The links are not to be found with lengthy narratives, such as the
Táin Bó Cuailnge
or the
Mabinogi
. Instead, better examples are seen in older oral tradition, especially when malign figures fit well with the Church’s efforts to demonize Celtic inheritance. Such a personage is the
lavandeira nocturna
, a male devil in female disguise who tries to seduce young women. A counterpart in the north is the ‘washer at the ford’, who is found in all six traditions under a variety of names,
bean nighe
in Gaelic Scotland and
tunnerez noz
in Brittany. The washer is also an aspect of the Irish war goddesses Badb and Mórrígan. She is a death omen, sometimes gorgeous and weeping, sometimes hideous and grimacing, who washes bloody garments at the ford of a river and turns to tell the beholder that they are his or hers.

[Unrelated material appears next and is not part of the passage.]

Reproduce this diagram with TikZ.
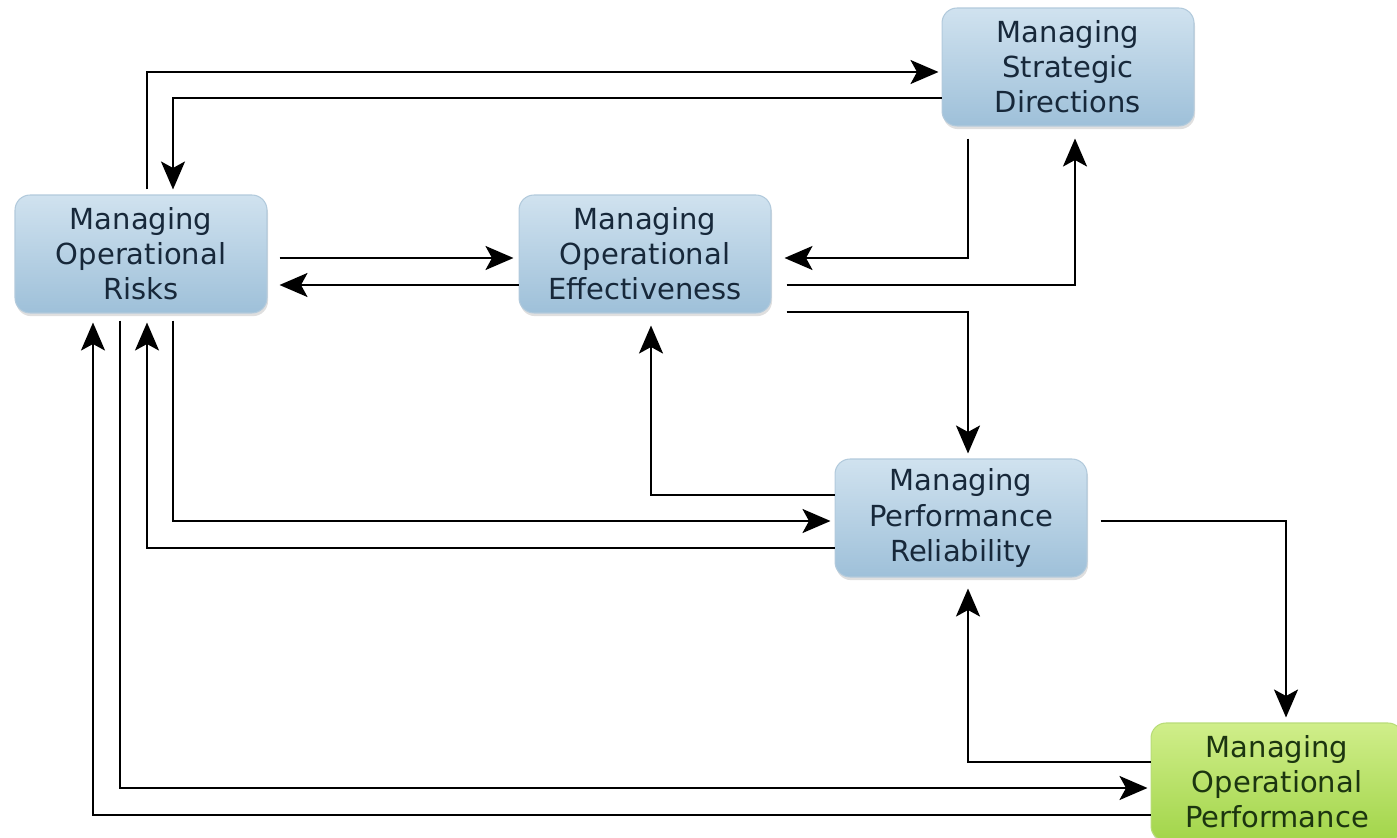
\documentclass[tikz,border=0pt]{standalone}
\usepackage{fontspec}
\setmainfont{DejaVu Sans}
\usepackage{tikz}
\usetikzlibrary{arrows.meta,calc,shadows}
\definecolor{myboxtop}{HTML}{D0E2EF}
\definecolor{myboxbottom}{HTML}{9EC0D9}
\definecolor{myboxline}{HTML}{B2CADC}
\definecolor{mygreentop}{HTML}{D0EE8A}
\definecolor{mygreenbottom}{HTML}{A2D54A}
\definecolor{mygreenline}{HTML}{B8DC78}
\definecolor{mytextblue}{HTML}{17283A}
\definecolor{mytextgreen}{HTML}{1C3510}

\begin{document}
\begin{tikzpicture}[x=0.02cm, y=-0.02cm,
  mybox/.style={rectangle, rounded corners=0.3cm, draw=myboxline, line width=0.6pt,
    top color=myboxtop, bottom color=myboxbottom, text=mytextblue,
    minimum width=5.04cm, minimum height=2.36cm, align=center, inner sep=0pt,
    font=\fontsize{16.5pt}{20pt}\selectfont,
    drop shadow={opacity=0.25, shadow xshift=0.6pt, shadow yshift=-1.8pt}},
  mygreenbox/.style={mybox, draw=mygreenline, top color=mygreentop,
    bottom color=mygreenbottom, text=mytextgreen},
  myarrow/.style={line width=1.3pt, -{Stealth[length=0.56cm, width=0.48cm, inset=0.13cm]}}]%
\useasboundingbox (0,0) rectangle (1397,838);%
\node[mybox] (risks) at (141,254) {Managing\\Operational\\Risks};%
\node[mybox] (eff) at (645,254) {Managing\\Operational\\Effectiveness};%
\node[mybox] (strat) at (1068,67) {Managing\\Strategic\\Directions};%
\node[mybox] (rel) at (961,518) {Managing\\Performance\\Reliability};%
\node[mygreenbox] (perf) at (1277,782) {Managing\\Operational\\Performance};%
% top loop
\draw[myarrow] ($(risks.north)+(6,-5)$) |- ($(strat.west)+(-3,5)$);%
\draw[myarrow] ($(strat.west)+(0,31)$) -| ($(risks.north)+(32,-5)$);%
% middle row
\draw[myarrow] ($(risks.east)+(12,4)$) -- ($(eff.west)+(-5,4)$);%
\draw[myarrow] ($(eff.west)+(0,31)$) -- ($(risks.east)+(12,31)$);%
\draw[myarrow] ($(strat.south)+(-100,12)$) |- ($(eff.east)+(13,4)$);%
\draw[myarrow] ($(eff.east)+(15,31)$) -| ($(strat.south)+(7,12)$);%
\draw[myarrow] ($(eff.east)+(15,58)$) -| ($(rel.north)+(7,-5)$);%
\draw[myarrow] ($(rel.west)+(0,-23)$) -| ($(eff.south)+(6,12)$);%
% reliability
\draw[myarrow] ($(risks.south)+(32,7)$) |- ($(rel.west)+(-4,3)$);%
\draw[myarrow] ($(rel.west)+(0,30)$) -| ($(risks.south)+(6,9)$);%
\draw[myarrow] ($(rel.east)+(13,3)$) -| ($(perf.north)+(9,-5)$);%
\draw[myarrow] ($(perf.west)+(0,-20)$) -| ($(rel.south)+(7,11)$);%
% bottom loop
\draw[myarrow] ($(risks.south)+(-21,7)$) |- ($(perf.west)+(-3,6)$);%
\draw[myarrow] ($(perf.west)+(0,33)$) -| ($(risks.south)+(-48,9)$);%
\end{tikzpicture}
\end{document}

A close parallel with Ireland and other Celtic countries is the phantom funeral. In Irish folk belief, people who have been ‘taken’ by the fairies are not dead but can sometimes be seen in fairy processions, the
sluagh sídhe
or
slua sí
[fairy host] or the
sluagh/slua na marbh
[host of the dead] from which they might be rescued. A fairy funeral can foretell the death of a person known to the viewer. The
Santa Compaña
[Holy Company] in Galicia and the
huestia
[host] and
gente buena
[good people] in Asturias, complete with coffin, priest and mourners bearing candles, are likewise ghostly funeral processions presaging death.

The
xana
is a Galician and Asturian otherworld woman responsible for changelings. Typically, a mother is working outdoors with her
infant nearby, but when she returns home in the evening she notices that the child is different. The
xana
(var.
inxana
), who lives in a cave, has taken the human mother’s toddler and replaced it with her own. One remedy, collected in 1985 near Llanes on the Asturian coast, is for the mother to bring the
xana
’s child to the mouth of the cave and shout, ‘Inxana Mora, take your child and give me mine.’

Irish fairies are associated with mounds or ringforts or earthen circles sometimes called ‘daneforts’ for their supposed connection with Danish Vikings. In Galicia and Asturias the otherworld denizens of ancient monuments, especially the
castros
, are called
mouros
(cf. standard Spanish
moros
). The word is believed to be a corruption of the regional word for ‘dead person’,
morto
(Spanish
muerto
), and not related to the Moorish conquest. The
mouros
are nearly always associated with hidden treasure, usually gold, which makes them close cousins of the Irish leprechaun.

The Irish fairy known as the
púca
often takes the form of a ferocious-looking but ultimately harmless large black dog with fiery red eyes; a Scottish Gaelic variant, the
cú síth
, is dark green rather than black. The
urco
of Galicia is also a fierce-looking large black dog, with the addition of long ears and horns and a piercing howl but without the red eyes. It always presages misfortune.

Other examples bring together verbal formulae more specific than motifs and tale types that might be found in many European countries. In one of the better-known Irish tales, the fairies reward a good hunchback when he adds ‘and Wednesday’ to their monotonous song that goes ‘Monday, Tuesday, Monday, Tuesday’. A bad hunchback tries to emulate him by abruptly breaking into the fairies’ revels with ‘and Thursday and Friday’, and is then saddled with the first hunchback’s hump.

The Galician parallel, collected in Verín in the early twentieth century, shows the characteristic demonizing of fairy lore. A woman disguises herself as a witch by painting wrinkles on her face and wearing smoked glasses, mounting a broom and flying to Seville to join a witches’ Sabbath. She finds them dancing in a circle and singing, ‘Monday, Tuesday, Wednesday, three; / Thursday, Friday, Saturday, six.’ The intruder adds, ‘and Sunday, seven’, and all the witches vanish in a puff of smoke.